Considering whether to stay the proceedings under section 49 of the Act, the Court found that the key question was whether Scotland was clearly the more appropriate jurisdiction for resolving the issues, in the interests of all the parties and the ends of justice. Though he found that there were arguments for both jurisdictions, he was ultimately persuaded that Scotland was the more appropriate forum. The two key factors were: (i) that both parties are domiciled in Scotland (and therefore the Defendant should be sued there as per Rule 1, Schedule 4 of the Act); and (ii) that the Scottish courts can deal with all the causes of action and the principal remedies sought. Other factors cited in support of Scotland included the availability of the (Scotland-based) witnesses, and that the photoshoot at the centre of the case took place in Scotland.
The Court also went on to consider whether, if the claim were to go ahead in England & Wales, the recovery of global damages (i.e. damages in respect of all harm across multiple jurisdictions) would be available. Applying the approach adopted by the CJEU in Shevill v Press Alliance  2 AC 18 to the UK’s internal jurisdictions, the Court found that where a libel is published in more than one jurisdiction in the UK, the litigant is given the choice of suing where the defendant is domiciled (the “general jurisdiction”) where s/he can recover all relevant damages, or suing in each of the jurisdictions where harm is said to have incurred (the “special jurisdictions”) and recovering the damages for the harm incurred in each jurisdiction individually.

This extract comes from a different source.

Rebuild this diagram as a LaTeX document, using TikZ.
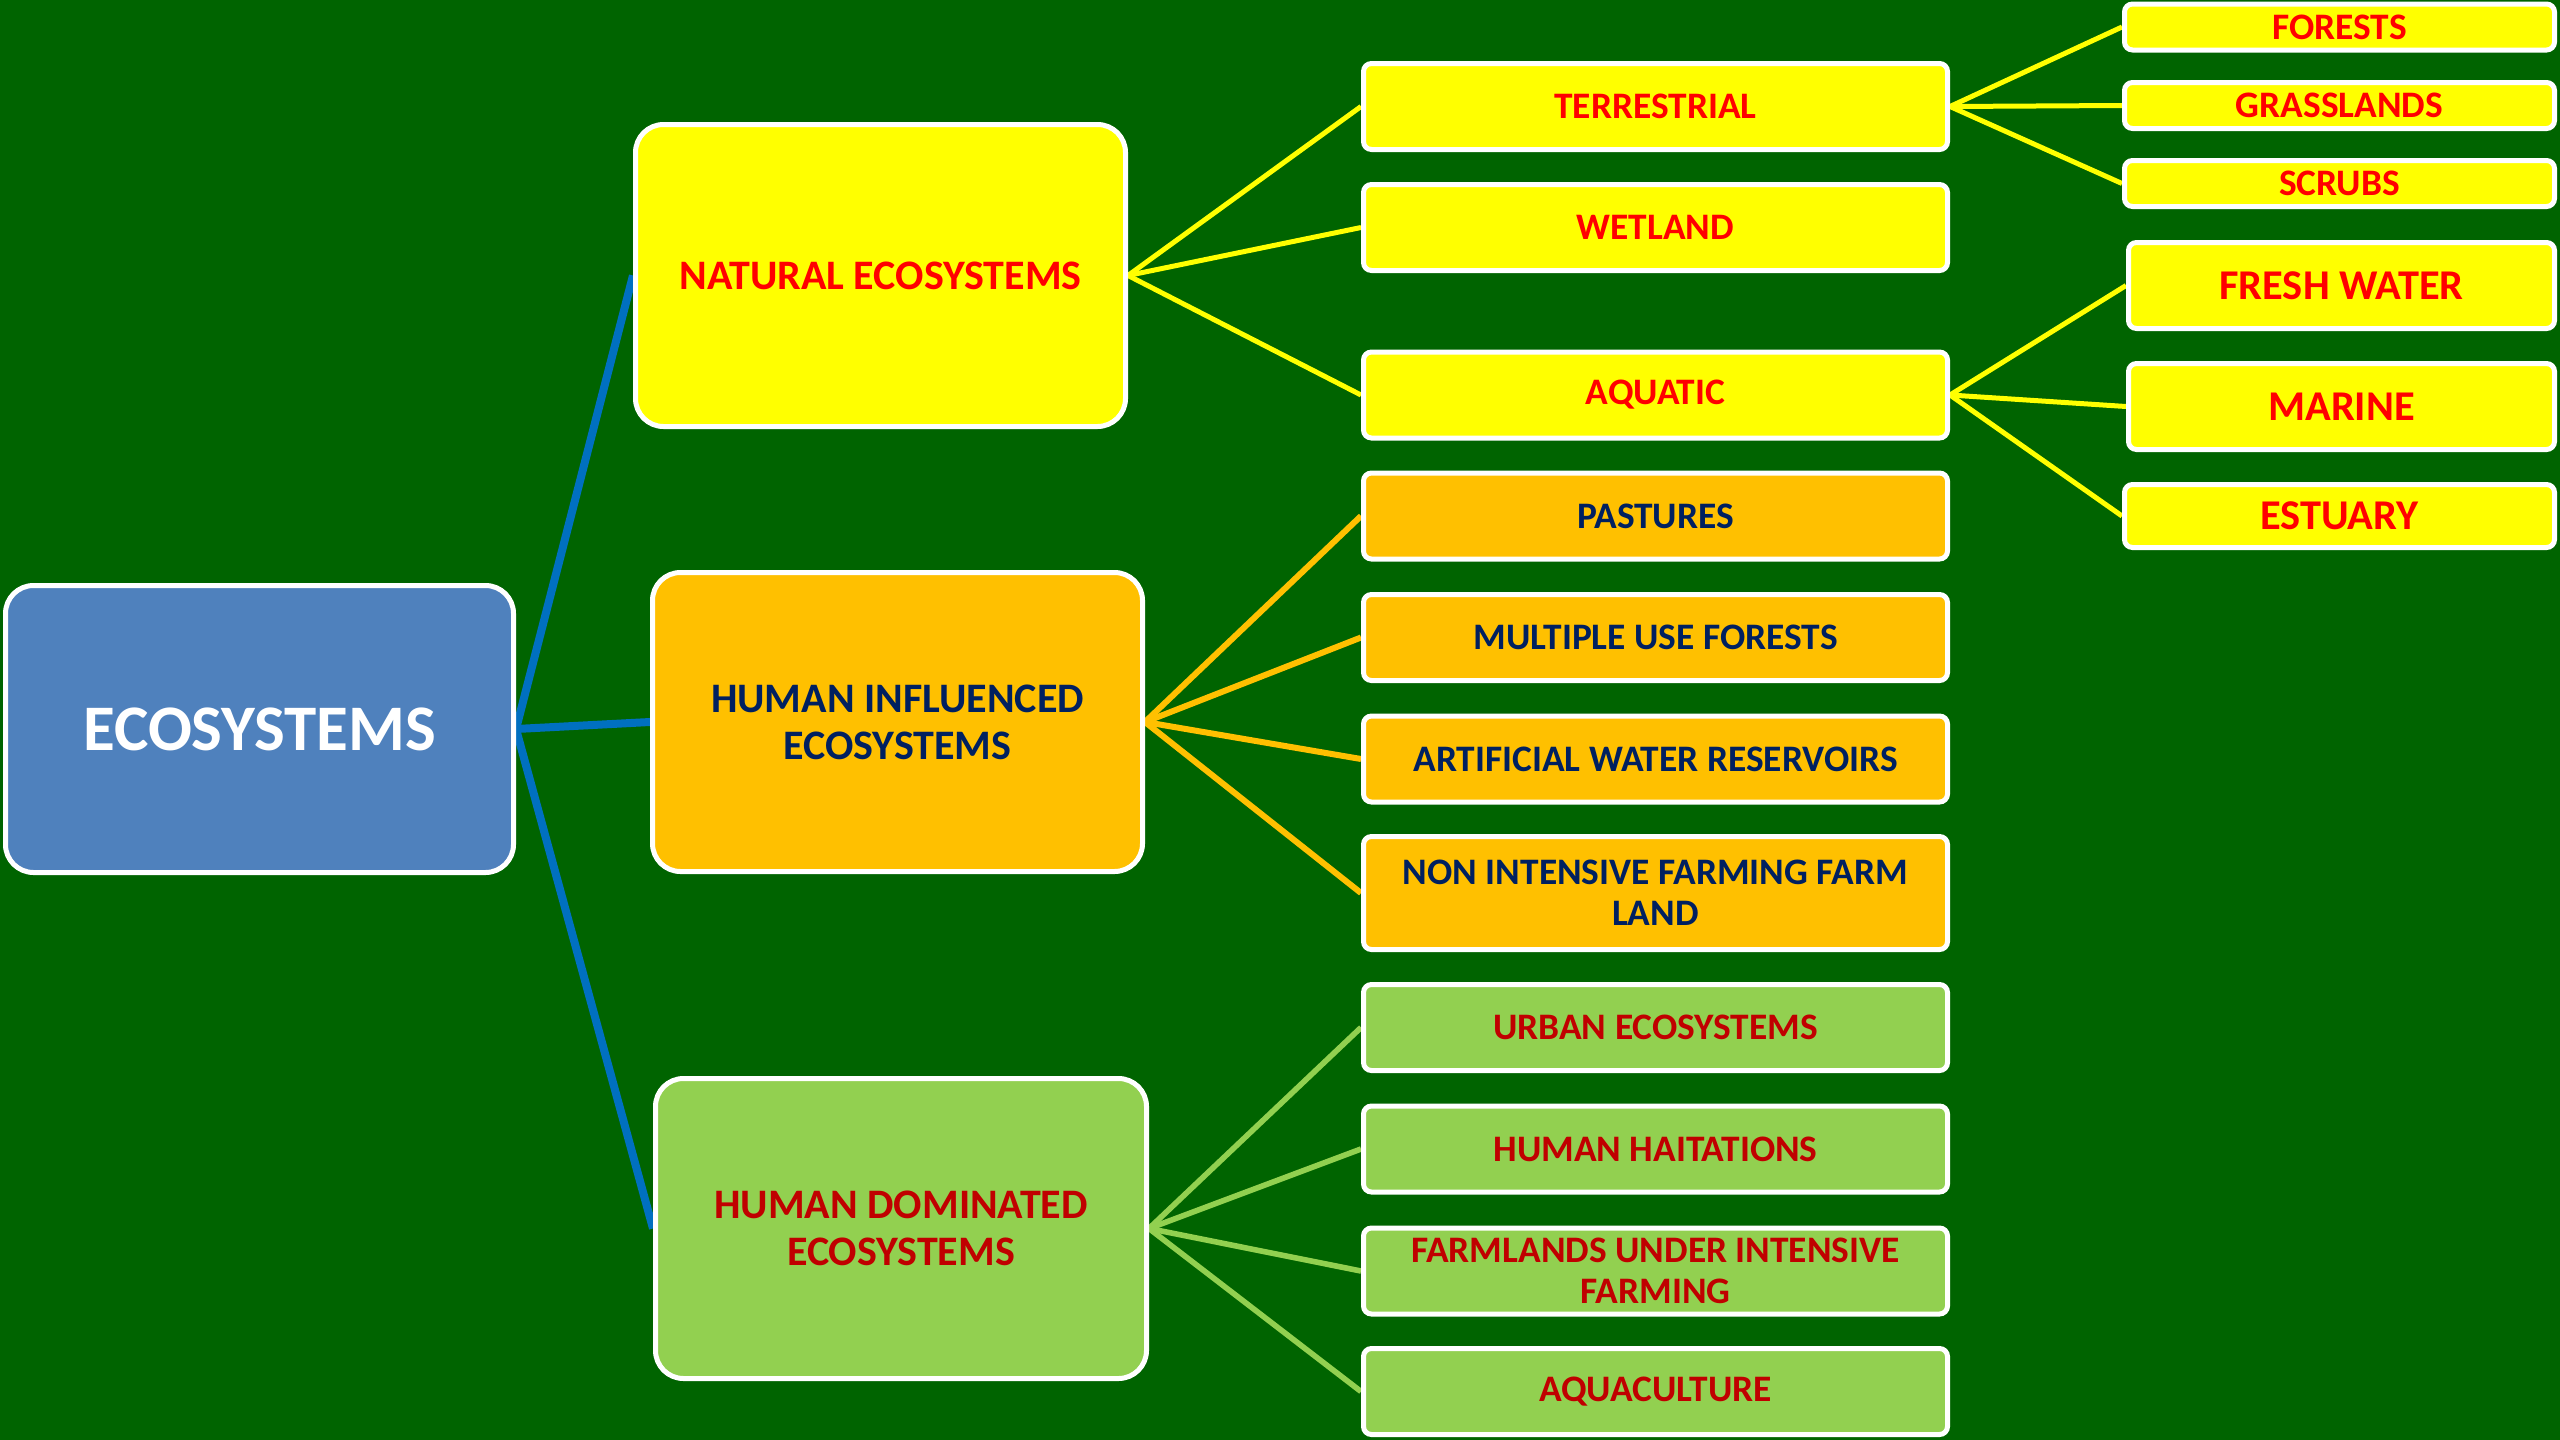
\documentclass[tikz,border=0pt]{standalone}
\usepackage{fontspec}
\setmainfont{Carlito}
\pgfdeclarelayer{bg}
\pgfdeclarelayer{lines}
\pgfsetlayers{bg,lines,main}
\definecolor{bggreen}{RGB}{0,100,0}
\definecolor{ecoblue}{RGB}{79,129,189}
\definecolor{lineblue}{RGB}{0,112,192}
\definecolor{natyellow}{RGB}{255,255,0}
\definecolor{inforange}{RGB}{255,192,0}
\definecolor{domgreen}{RGB}{146,208,80}
\definecolor{navytext}{RGB}{0,32,96}
\definecolor{dkred}{RGB}{192,0,0}
\definecolor{brred}{RGB}{255,0,0}
\begin{document}
\begin{tikzpicture}[x=0.5pt,y=-0.5pt,
  box/.style={draw=white, line width=2.5pt, inner sep=0pt, align=center, font=\bfseries},
  bigbox/.style={box, rounded corners=14pt},
  smallbox/.style={box, rounded corners=4pt},
  natc/.style={fill=natyellow, text=brred},
  infc/.style={fill=inforange, text=navytext},
  domc/.style={fill=domgreen, text=dkred},
  lvtwo/.style={smallbox, minimum width=292pt, minimum height=43pt},
  fbig/.style={font=\bfseries\fontsize{21}{23.5}\selectfont},
  fmid/.style={font=\bfseries\fontsize{18.7}{20.5}\selectfont},
  flarge/.style={font=\bfseries\fontsize{21.2}{24}\selectfont},
  bline/.style={draw=lineblue, line width=4pt},
  yline/.style={draw=natyellow, line width=2.5pt},
  oline/.style={draw=inforange, line width=3pt},
  gline/.style={draw=domgreen, line width=2.8pt}]
\begin{pgfonlayer}{bg}
\fill[bggreen] (0,0) rectangle (2560,1440);
\end{pgfonlayer}
\useasboundingbox (0,0) rectangle (2560,1440);

% root
\node[bigbox, fill=ecoblue, text=white, minimum width=254pt, minimum height=143.5pt,
  font=\bfseries\fontsize{32.5}{38}\selectfont] (eco) at (259.5,729) {ECOSYSTEMS};

% level 1
\node[bigbox, natc, fbig, minimum width=245pt, minimum height=151pt] (nat) at (880.5,275.5) {NATURAL ECOSYSTEMS};
\node[bigbox, infc, fbig, minimum width=245pt, minimum height=149.5pt] (hin) at (897.5,722) {HUMAN INFLUENCED\\ECOSYSTEMS};
\node[bigbox, domc, fbig, minimum width=245.5pt, minimum height=150pt] (hdo) at (901,1228.5) {HUMAN DOMINATED\\ECOSYSTEMS};

% level 2
\node[lvtwo, natc, fmid] (ter) at (1655.5,106.5) {TERRESTRIAL};
\node[lvtwo, natc, fmid] (wet) at (1655.5,227.5) {WETLAND};
\node[lvtwo, natc, fmid] (aqu) at (1655.5,395) {AQUATIC};
\node[lvtwo, infc, fmid] (pas) at (1655.5,516) {PASTURES};
\node[lvtwo, infc, fmid] (mul) at (1655.5,637.5) {MULTIPLE USE FORESTS};
\node[lvtwo, infc, fmid] (art) at (1655.5,759) {ARTIFICIAL WATER RESERVOIRS};
\node[lvtwo, infc, fmid, minimum height=56.5pt] (non) at (1655.5,893) {NON INTENSIVE FARMING FARM\\LAND};
\node[lvtwo, domc, fmid] (urb) at (1655.5,1027.5) {URBAN ECOSYSTEMS};
\node[lvtwo, domc, fmid] (hha) at (1655.5,1149) {HUMAN HAITATIONS};
\node[lvtwo, domc, fmid] (far) at (1655.5,1271) {FARMLANDS UNDER INTENSIVE\\FARMING};
\node[lvtwo, domc, fmid] (aqc) at (1655.5,1391.5) {AQUACULTURE};

% level 3
\node[smallbox, natc, fmid, minimum width=215pt, minimum height=23pt] (for) at (2339.5,27) {FORESTS};
\node[smallbox, natc, fmid, minimum width=215pt, minimum height=23pt] (gra) at (2339.5,105.5) {GRASSLANDS};
\node[smallbox, natc, fmid, minimum width=215pt, minimum height=23pt] (scr) at (2339.5,183.5) {SCRUBS};
\node[smallbox, natc, flarge, minimum width=213pt, minimum height=43pt] (fre) at (2341.5,285.5) {FRESH WATER};
\node[smallbox, natc, flarge, minimum width=213pt, minimum height=43pt] (mar) at (2341.5,406.5) {MARINE};
\node[smallbox, natc, flarge, minimum width=215pt, minimum height=31.5pt] (est) at (2339.5,516) {ESTUARY};

\begin{pgfonlayer}{lines}
\draw[bline] (eco.east) -- (nat.west);
\draw[bline] (eco.east) -- (hin.west);
\draw[bline] (eco.east) -- (hdo.west);
\draw[yline] (nat.east) -- (ter.west);
\draw[yline] (nat.east) -- (wet.west);
\draw[yline] (nat.east) -- (aqu.west);
\draw[oline] (hin.east) -- (pas.west);
\draw[oline] (hin.east) -- (mul.west);
\draw[oline] (hin.east) -- (art.west);
\draw[oline] (hin.east) -- (non.west);
\draw[gline] (hdo.east) -- (urb.west);
\draw[gline] (hdo.east) -- (hha.west);
\draw[gline] (hdo.east) -- (far.west);
\draw[gline] (hdo.east) -- (aqc.west);
\draw[yline] (ter.east) -- (for.west);
\draw[yline] (ter.east) -- (gra.west);
\draw[yline] (ter.east) -- (scr.west);
\draw[yline] (aqu.east) -- (fre.west);
\draw[yline] (aqu.east) -- (mar.west);
\draw[yline] (aqu.east) -- (est.west);
\end{pgfonlayer}
\end{tikzpicture}
\end{document}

The Court noted that the Claimant had chosen to claim in England & Wales only, but had not confined his claim to the harm caused here. Based on the preceding analysis he concluded that had he permitted the Claimant’s case to continue in England & Wales he would have struck-out the claim to global damages. Though this observation was ostensibly obiter, the competing courts’ respective ability to award global damages explicitly fed into factor (ii) above when the Court was considering whether or not to grant the stay.

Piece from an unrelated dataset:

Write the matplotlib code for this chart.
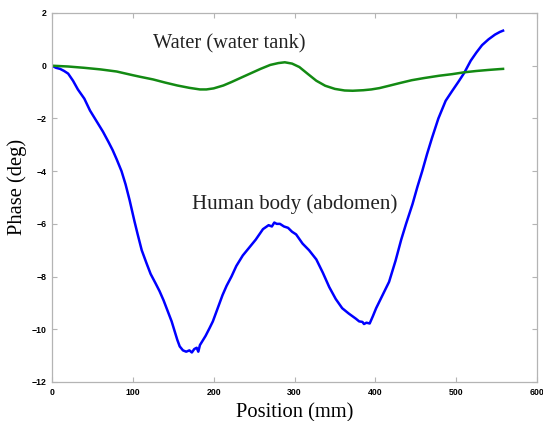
import numpy as np
import matplotlib
matplotlib.use('Agg')
import matplotlib.pyplot as plt

# Human body (abdomen) phase profile
body_pos = [
    0, 5, 10, 15, 20, 26, 32, 40, 47, 55, 63, 70, 75, 80, 86, 91, 96, 102,
    106, 111, 117, 122, 128, 133, 138, 143, 148, 152, 155, 158, 162, 166,
    170, 173, 176, 179, 181, 183, 186, 190, 195, 199, 205, 211, 216, 222,
    228, 236, 244, 252, 261, 268, 272, 275, 278, 282, 287, 292, 297, 302,
    310, 318, 327, 335, 343, 351, 359, 367, 376, 380, 384, 386, 389, 393,
    397, 401, 409, 417, 425, 432, 438, 446, 452, 458, 464, 470, 478, 487,
    495, 503, 510, 518, 525, 532, 540, 548, 554, 558]
body_phase = [
    0.0, -0.08, -0.12, -0.2, -0.3, -0.57, -0.9, -1.25, -1.7, -2.1, -2.5,
    -2.9, -3.2, -3.55, -4.0, -4.5, -5.1, -5.9, -6.4, -7.0, -7.5, -7.9,
    -8.25, -8.55, -8.9, -9.3, -9.7, -10.1, -10.4, -10.65, -10.8, -10.85,
    -10.8, -10.88, -10.75, -10.7, -10.85, -10.6, -10.45, -10.25, -9.95,
    -9.7, -9.2, -8.7, -8.35, -8.0, -7.6, -7.2, -6.9, -6.6, -6.2, -6.05,
    -6.1, -5.95, -6.0, -6.0, -6.1, -6.15, -6.3, -6.4, -6.75, -7.0, -7.35,
    -7.85, -8.4, -8.85, -9.2, -9.4, -9.6, -9.7, -9.72, -9.8, -9.75, -9.78,
    -9.5, -9.2, -8.7, -8.2, -7.4, -6.6, -6.0, -5.25, -4.6, -4.0, -3.35,
    -2.75, -2.0, -1.33, -0.96, -0.6, -0.27, 0.19, 0.5, 0.78, 1.0, 1.18,
    1.28, 1.33]

# Water tank phase profile
water_pos = [
    0, 20, 40, 60, 80, 100, 109, 125, 140, 155, 170, 183, 191, 200, 212,
    222, 232, 245, 258, 270, 280, 288, 297, 306, 316, 327, 338, 350, 362,
    372, 385, 395, 405, 417, 430, 445, 460, 479, 495, 510, 525, 540, 553,
    558]
water_phase = [
    0.0, -0.03, -0.08, -0.14, -0.22, -0.36, -0.42, -0.52, -0.64, -0.75,
    -0.84, -0.9, -0.9, -0.86, -0.75, -0.62, -0.48, -0.3, -0.12, 0.03, 0.1,
    0.13, 0.08, -0.05, -0.3, -0.57, -0.76, -0.88, -0.94, -0.95, -0.93,
    -0.9, -0.85, -0.76, -0.66, -0.55, -0.47, -0.38, -0.32, -0.25, -0.2,
    -0.16, -0.13, -0.12]

x_ticks = [0, 100, 200, 300, 400, 500, 600]
y_ticks = [2, 0, -2, -4, -6, -8, -10, -12]


def main():
    serif = ['Liberation Serif', 'DejaVu Serif']

    fig = plt.figure(figsize=(5.43, 4.21), dpi=100)
    ax = fig.add_axes([52 / 543, 39 / 421, 485 / 543, 369 / 421])

    ax.plot(body_pos, body_phase, c='#0000ff', lw=1.8)
    ax.plot(water_pos, water_phase, c='#138a13', lw=1.8)

    ax.set_xlim(0, 600)
    ax.set_ylim(-12, 2)
    ax.set_xticks(x_ticks)
    ax.set_yticks(y_ticks)

    ax.tick_params(
        direction='in', length=3.5, width=0.8, color='#b4b4b4',
        top=True, right=True, labelsize=6.3, pad=4)
    for lbl in ax.get_xticklabels() + ax.get_yticklabels():
        lbl.set_fontweight('bold')
        lbl.set_family(['Liberation Sans', 'DejaVu Sans'])

    for sp in ax.spines.values():
        sp.set_color('#b4b4b4')
        sp.set_linewidth(0.9)

    ax.set_xlabel('Position (mm)', family=serif, fontsize=14.8, labelpad=4.5)
    ax.set_ylabel('Phase (deg)', family=serif, fontsize=14.8)
    ax.yaxis.set_label_coords(-0.052, 0.528)

    ax.text(125, 0.65, 'Water (water tank)', family=serif, fontsize=14.7,
            color='#222222')
    ax.text(173, -5.44, 'Human body (abdomen)', family=serif, fontsize=15.1,
            color='#222222')

    fig.savefig('out.png', dpi=100)
    plt.close(fig)
    return


if __name__ == '__main__':
    main()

Was the claim form validly served?
This part of the dispute centred on the interplay between CPR r6.14 and r7.5(2). The key question was whether r6.14 fixes the date on which service of a claim form occurs for all CPR purposes, or whether there remains a distinction between the actual date of service and the deemed date under the CPR. It was important in this case because the deemed date of service pursuant to r6.14 was 25 August 2017 (i.e. two days after the claim form was posted), whereas the actual date the Defendant received the claim form was 24 August 2017. Crucially, the last day for valid service was 24 August 2017.
Notably, if the claim form had been served within the jurisdiction the same issue would not have arisen, owing to a distinction between the wording in r7.5(1) (which deals with service in England & Wales) and r7.5(2) (which deals with service outside of the jurisdiction). Whereas sub-para (1) only requires the Claimant to complete the relevant step (in this case, posting the claim form) within four months of issue, sub-para (2) requires that the claim form is served within six months of issue. If sub-para (2) was articulated in the same way as (1), the Claimant would have indisputably validly served the claim form.
The Court reflected upon a significant number of cases on this point, many of which cannot be easily reconciled. In Brightside v RSM UK Audit  1 WLR 1943, Andrew Baker J held the view that CPR r6.14 fixes the date for all CPR purposes, including the date of service in Scotland. In contrast, Master McCloud in Paxton Jones v Chichester Harbour Conservancy  EWHC 2270 found that the deeming provisions operate as a means of calculating other deadlines, such as the acknowledgement of service and defence. She reasoned that the alternative interpretation results in a two-day “dead period” at the end of a claim form’s validity.
Ultimately, the Court found in favour of the Claimant. It held that there is a distinction between the deemed date and actual date of service by drawing particular attention to the wording of r.6.14 which fixes the deemed date of service for “a claim form served”. It was persuaded by Master McCloud’s analysis and decided that Andrew Baker J’s observations on the date of service in Scotland were obiter. The Court further reasoned that the alternative finding would require the construction of a counter-factual history, namely that the claim form had not actually arrived on 24 August, even though there was no dispute between the parties that it had arrived on that date.
The Court was not prepared to invalidate the claim form on the basis of a legal fiction without express wording in the CPR. Nonetheless, it recognised that it was not an easy point to determine and suggested that greater clarity in the drafting would be helpful to ease the “unfortunate tension” between the CPR provisions.
The application of the forum non conveniens discretion by the Court serves as a useful indication of how or whether the Courts will apply the Regulation in a case where, as is inevitable in modern defamation cases, there is online publication in a number of jurisdictions. The mere reliance on third-party publications in jurisdictions outside of the UK did not provide a sufficient international element to engage the Regulation and take it out of “purely domestic” territory.
The decision also provides useful guidance on the application of the forum non conveniens discretion itself. The domicile of the parties (and the Defendant in particular) is a key consideration, as is the capability of the competing jurisdiction’s courts to provide substantial justice. The way a claim is articulated may prove important, with the Court indicating that, had the claim been for damages relating to harm suffered in England & Wales only, the continuation of the case in England & Wales would not have necessitated strike-out of global damages and therefore the claim would not have had to “change fundamentally”.
Whilst the Claimant was nevertheless successful in obtaining a declaration that the claim form was validly served, the complexity of the issue should serve as a warning to future claimants not to leave serving their claim forms to the wire!
RPC acted for the National Trust for Scotland in this case. The Claimant has been granted permission to appeal the decision on the forum non conveniens stay (and the decision regarding global damages) and the Defendant has been granted permission to cross-appeal the decision on the validity of the claim form.